— Start EXTRACTED DATA —

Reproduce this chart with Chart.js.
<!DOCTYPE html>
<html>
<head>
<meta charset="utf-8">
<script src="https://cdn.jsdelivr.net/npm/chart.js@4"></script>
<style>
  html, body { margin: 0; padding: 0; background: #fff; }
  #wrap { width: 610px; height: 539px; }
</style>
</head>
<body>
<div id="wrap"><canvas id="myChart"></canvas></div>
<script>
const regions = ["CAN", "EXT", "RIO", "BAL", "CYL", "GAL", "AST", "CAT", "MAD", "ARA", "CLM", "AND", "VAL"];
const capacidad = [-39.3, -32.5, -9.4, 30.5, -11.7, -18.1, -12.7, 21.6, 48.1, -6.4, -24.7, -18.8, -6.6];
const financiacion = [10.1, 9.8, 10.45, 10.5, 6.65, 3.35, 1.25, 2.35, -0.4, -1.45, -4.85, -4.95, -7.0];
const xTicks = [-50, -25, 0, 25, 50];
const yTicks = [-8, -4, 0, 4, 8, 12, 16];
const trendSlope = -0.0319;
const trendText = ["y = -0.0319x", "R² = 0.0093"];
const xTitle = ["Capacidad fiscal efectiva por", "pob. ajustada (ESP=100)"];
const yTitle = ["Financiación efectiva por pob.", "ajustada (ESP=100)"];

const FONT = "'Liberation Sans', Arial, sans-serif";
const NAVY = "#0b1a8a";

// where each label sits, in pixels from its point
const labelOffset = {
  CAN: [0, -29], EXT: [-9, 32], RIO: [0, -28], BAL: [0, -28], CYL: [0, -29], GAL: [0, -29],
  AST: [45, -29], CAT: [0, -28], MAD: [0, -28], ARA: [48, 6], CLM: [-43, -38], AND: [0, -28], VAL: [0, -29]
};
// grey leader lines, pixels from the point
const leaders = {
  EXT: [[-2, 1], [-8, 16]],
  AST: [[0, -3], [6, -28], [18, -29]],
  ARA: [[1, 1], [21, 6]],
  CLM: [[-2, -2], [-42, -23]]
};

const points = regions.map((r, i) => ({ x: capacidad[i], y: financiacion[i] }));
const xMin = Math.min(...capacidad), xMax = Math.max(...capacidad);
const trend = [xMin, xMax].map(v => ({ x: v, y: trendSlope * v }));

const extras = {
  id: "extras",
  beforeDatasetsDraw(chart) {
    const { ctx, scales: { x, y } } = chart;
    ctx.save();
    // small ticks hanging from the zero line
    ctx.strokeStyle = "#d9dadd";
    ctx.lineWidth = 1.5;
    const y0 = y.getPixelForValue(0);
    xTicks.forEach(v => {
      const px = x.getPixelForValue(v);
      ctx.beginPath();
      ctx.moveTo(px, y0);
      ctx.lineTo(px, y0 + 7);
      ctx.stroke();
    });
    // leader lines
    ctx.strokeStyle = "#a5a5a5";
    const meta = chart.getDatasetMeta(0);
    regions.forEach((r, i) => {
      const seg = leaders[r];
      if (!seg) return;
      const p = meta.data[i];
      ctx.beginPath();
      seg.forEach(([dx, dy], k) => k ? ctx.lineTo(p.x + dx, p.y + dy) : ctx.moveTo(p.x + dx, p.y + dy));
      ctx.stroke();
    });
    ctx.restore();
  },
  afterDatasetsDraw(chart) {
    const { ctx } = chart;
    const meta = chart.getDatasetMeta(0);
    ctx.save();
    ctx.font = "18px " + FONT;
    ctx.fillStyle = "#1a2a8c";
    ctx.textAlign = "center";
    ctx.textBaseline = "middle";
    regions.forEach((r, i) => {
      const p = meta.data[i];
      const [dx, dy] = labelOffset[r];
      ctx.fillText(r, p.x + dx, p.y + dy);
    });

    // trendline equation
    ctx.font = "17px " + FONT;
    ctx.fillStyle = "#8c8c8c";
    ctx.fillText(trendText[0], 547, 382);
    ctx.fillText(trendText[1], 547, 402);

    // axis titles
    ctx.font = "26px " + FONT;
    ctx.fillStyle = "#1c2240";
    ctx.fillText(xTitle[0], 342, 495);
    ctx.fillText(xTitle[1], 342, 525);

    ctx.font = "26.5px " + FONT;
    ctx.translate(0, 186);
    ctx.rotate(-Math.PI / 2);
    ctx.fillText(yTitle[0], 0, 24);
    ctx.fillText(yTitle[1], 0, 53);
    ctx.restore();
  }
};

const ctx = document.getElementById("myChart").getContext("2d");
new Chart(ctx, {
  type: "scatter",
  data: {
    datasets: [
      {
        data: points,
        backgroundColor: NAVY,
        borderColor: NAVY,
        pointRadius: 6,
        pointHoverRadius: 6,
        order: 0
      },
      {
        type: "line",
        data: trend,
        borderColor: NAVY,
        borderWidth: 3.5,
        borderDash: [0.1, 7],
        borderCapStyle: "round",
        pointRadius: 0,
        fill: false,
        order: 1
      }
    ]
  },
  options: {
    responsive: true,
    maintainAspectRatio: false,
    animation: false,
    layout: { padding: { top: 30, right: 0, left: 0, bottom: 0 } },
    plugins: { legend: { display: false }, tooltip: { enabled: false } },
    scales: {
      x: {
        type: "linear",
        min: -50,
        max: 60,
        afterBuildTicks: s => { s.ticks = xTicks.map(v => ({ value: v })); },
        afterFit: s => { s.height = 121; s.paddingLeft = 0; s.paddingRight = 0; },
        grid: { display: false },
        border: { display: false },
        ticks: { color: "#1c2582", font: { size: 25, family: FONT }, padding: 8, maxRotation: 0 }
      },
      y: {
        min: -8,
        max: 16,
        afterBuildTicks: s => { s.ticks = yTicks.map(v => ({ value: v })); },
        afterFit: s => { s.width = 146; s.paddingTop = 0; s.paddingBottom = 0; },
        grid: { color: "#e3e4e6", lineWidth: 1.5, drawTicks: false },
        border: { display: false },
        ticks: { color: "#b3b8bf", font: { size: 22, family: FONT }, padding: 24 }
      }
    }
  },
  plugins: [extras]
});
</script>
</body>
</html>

— End EXTRACTED DATA —
— Start EXTRACTED DATA —

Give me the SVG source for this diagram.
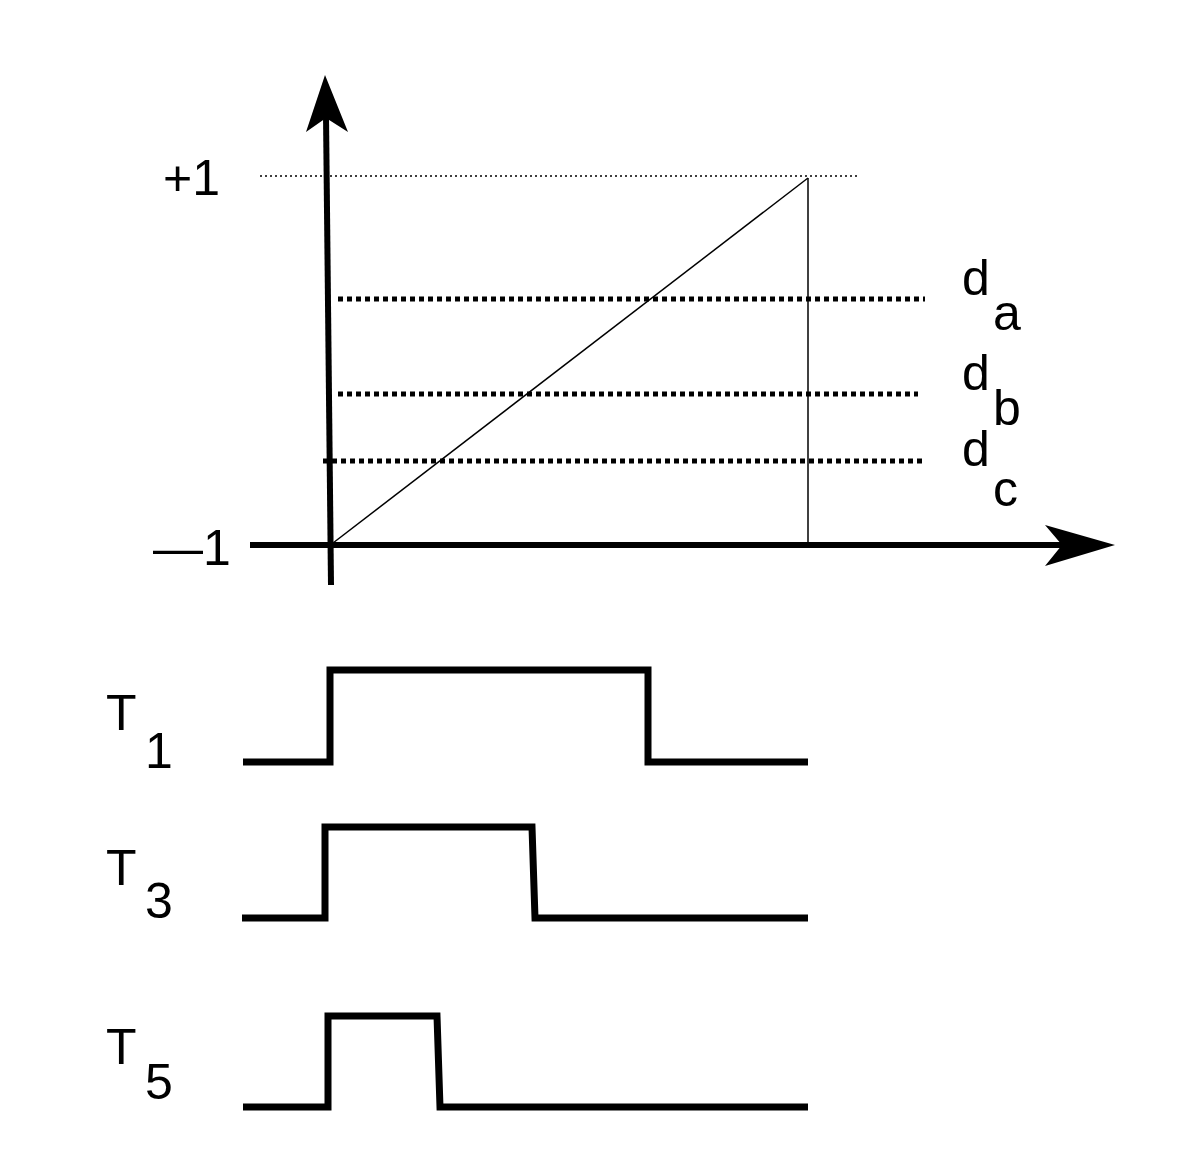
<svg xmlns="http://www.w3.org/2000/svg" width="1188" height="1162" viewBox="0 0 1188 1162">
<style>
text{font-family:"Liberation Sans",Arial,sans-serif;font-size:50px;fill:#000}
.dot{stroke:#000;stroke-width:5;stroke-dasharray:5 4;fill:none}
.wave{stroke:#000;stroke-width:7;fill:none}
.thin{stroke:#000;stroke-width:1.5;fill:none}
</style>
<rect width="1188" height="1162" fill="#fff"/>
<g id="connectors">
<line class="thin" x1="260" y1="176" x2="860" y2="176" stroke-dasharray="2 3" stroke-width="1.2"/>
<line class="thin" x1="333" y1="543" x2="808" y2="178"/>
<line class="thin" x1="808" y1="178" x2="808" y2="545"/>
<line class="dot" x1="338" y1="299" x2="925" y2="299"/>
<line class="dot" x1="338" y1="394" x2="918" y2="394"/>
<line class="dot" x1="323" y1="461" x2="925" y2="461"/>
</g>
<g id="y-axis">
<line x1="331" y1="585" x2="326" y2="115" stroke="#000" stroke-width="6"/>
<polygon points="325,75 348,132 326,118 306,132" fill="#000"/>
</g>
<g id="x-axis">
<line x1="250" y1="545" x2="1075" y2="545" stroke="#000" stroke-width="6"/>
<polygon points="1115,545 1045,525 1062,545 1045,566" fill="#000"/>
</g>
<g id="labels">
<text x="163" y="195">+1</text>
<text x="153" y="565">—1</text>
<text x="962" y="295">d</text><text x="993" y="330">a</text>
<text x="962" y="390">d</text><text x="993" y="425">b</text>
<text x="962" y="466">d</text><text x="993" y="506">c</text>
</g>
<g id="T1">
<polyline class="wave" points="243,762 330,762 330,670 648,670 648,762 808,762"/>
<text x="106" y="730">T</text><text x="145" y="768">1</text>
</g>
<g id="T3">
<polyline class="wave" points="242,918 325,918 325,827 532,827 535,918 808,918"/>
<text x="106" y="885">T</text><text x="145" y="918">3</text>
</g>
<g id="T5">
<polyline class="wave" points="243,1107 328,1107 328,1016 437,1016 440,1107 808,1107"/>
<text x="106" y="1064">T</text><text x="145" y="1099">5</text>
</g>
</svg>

— End EXTRACTED DATA —

Using the listing above, gather each line that holds the string "this" and copy it.

Reproduce this chart with Chart.js.
Give me the SVG source for this diagram.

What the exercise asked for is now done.